Relationship with Shareholders and Investors
- The Board is committed to ensure that shareholders are well-informed of all major developments affecting the state of affairs of the Group through timely dissemination of information on the Group’s performance and major corporate developments via appropriate channel of communication which includes distribution of annual reports, relevant circulars to shareholders, press releases (where appropriate), quarterly performance results and corporate announcements to Bursa Securities.
- The Annual General Meeting is the principal forum for dialogue and interaction with shareholders wherein shareholders are encouraged to attend and participate. Directors, the Financial Controller and the External Auditors will be present to respond to the queries and to provide explanation on the issues raised thereat.

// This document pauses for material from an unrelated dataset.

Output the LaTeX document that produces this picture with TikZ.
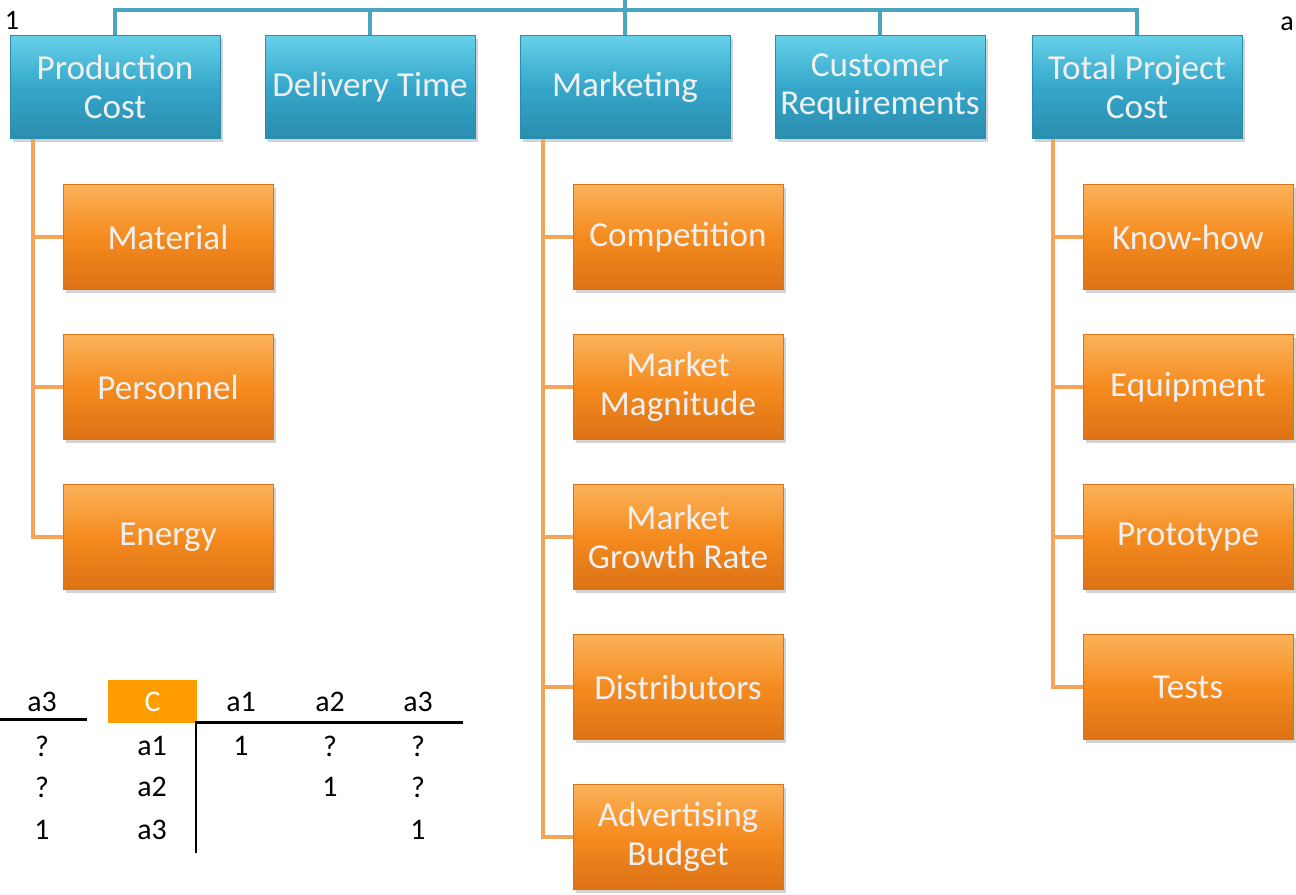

Corporate Social Responsibility
- The Group undertakes its corporate social responsibility conscientiously by doing business in a responsible manner, for the shareholders, employees and business partners at large.
Code of Ethics
- The Board adheres to the Code of Ethics for Company Directors issued by the Companies Commission of Malaysia. All Directors and employees are expected to behave ethically and professionally at all times to protect and promote the reputation and performance of the Company. The Group communicates the Code of Ethics to its Directors upon their appointment.
Review of Board Charter
- The Board will regularly review the Board Charter to ensure they remain consistent with the Board’s objectives, responsibilities and the relevant standards of corporate governance.